According to Christopher Allen, an FBI spokesman, the Bureau’s ‘proposal’ was merely a formality, as the Privacy Act already contains exemptions for intelligence and law enforcement agencies’ records systems. But if an agency intends to apply a rule, Allen explains, it is required to state so on the record. “The exemptions taken for NGI are largely the same as those taken for … most FBI systems of record,” Allen adds, though he declined to comment on the timing of the latest submission.
Trying to read the Privacy Act, particularly the exceptions, is akin to trying to decipher the Rosetta Stone. The circular contradictions and double negatives are enough to make one dizzy. But regardless of whether the FBI is correct and it is exempt from Privacy Act’s provisions, its interpretation of how it is bound by the federal law is likely to go into effect. The reason: The proposal is open to public comment for about 30 days following its submission, after which the DOJ will submit its final rule on its own proposal. Or, as Jay Stanley of the ACLU put it, “and then it does whatever it wants.”

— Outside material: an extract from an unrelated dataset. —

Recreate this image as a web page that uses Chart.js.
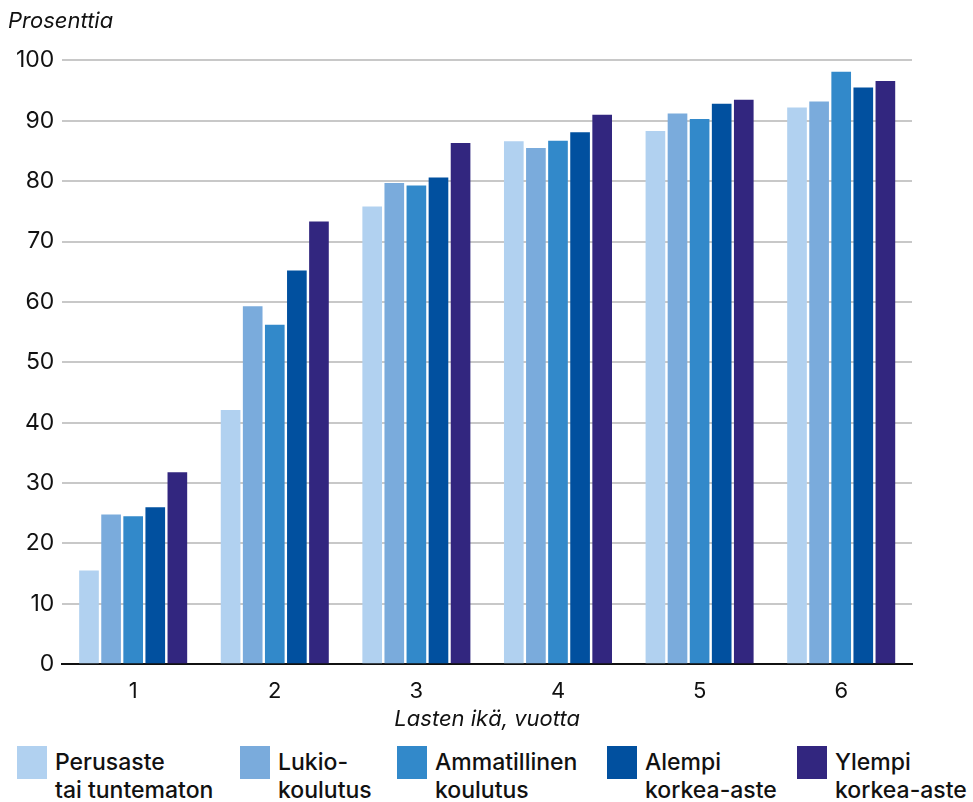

To some, the idea of law enforcement having their biometric data in an impenetrable database may cause little concern. “I have nothing to hide,” is oft the argument. But inaccurate federal records have the power to negatively affect lives, says Stanley, such as when the FBI’s National Crime Information Center falsely identified one Maryland woman as “unsuitable” for a low-level security clearance, costing her her job. “It is a remarkable collection of data on Americans, and that’s potentially a lot of power to concentrate into one place,” Stanley says. “There are always questions about accuracy, which are now even sharper.”
This saga began nearly a decade ago when the FBI struck a $1 billion contract with Lockheed Martin, the mammoth security and aerospace corporation. Lockheed won the bid to overhaul the Bureau’s seemingly antiquated Integrated Automated Fingerprint Identification System (IAFIS) and overlay it with the biometrics carnival known as NGI. The upgrades were done in increments; Lockheed replaced the hardware in 2010 and revamped the fingerprint algorithm the following year. But in 2014, the FBI announced that the final component was complete: its facial recognition system.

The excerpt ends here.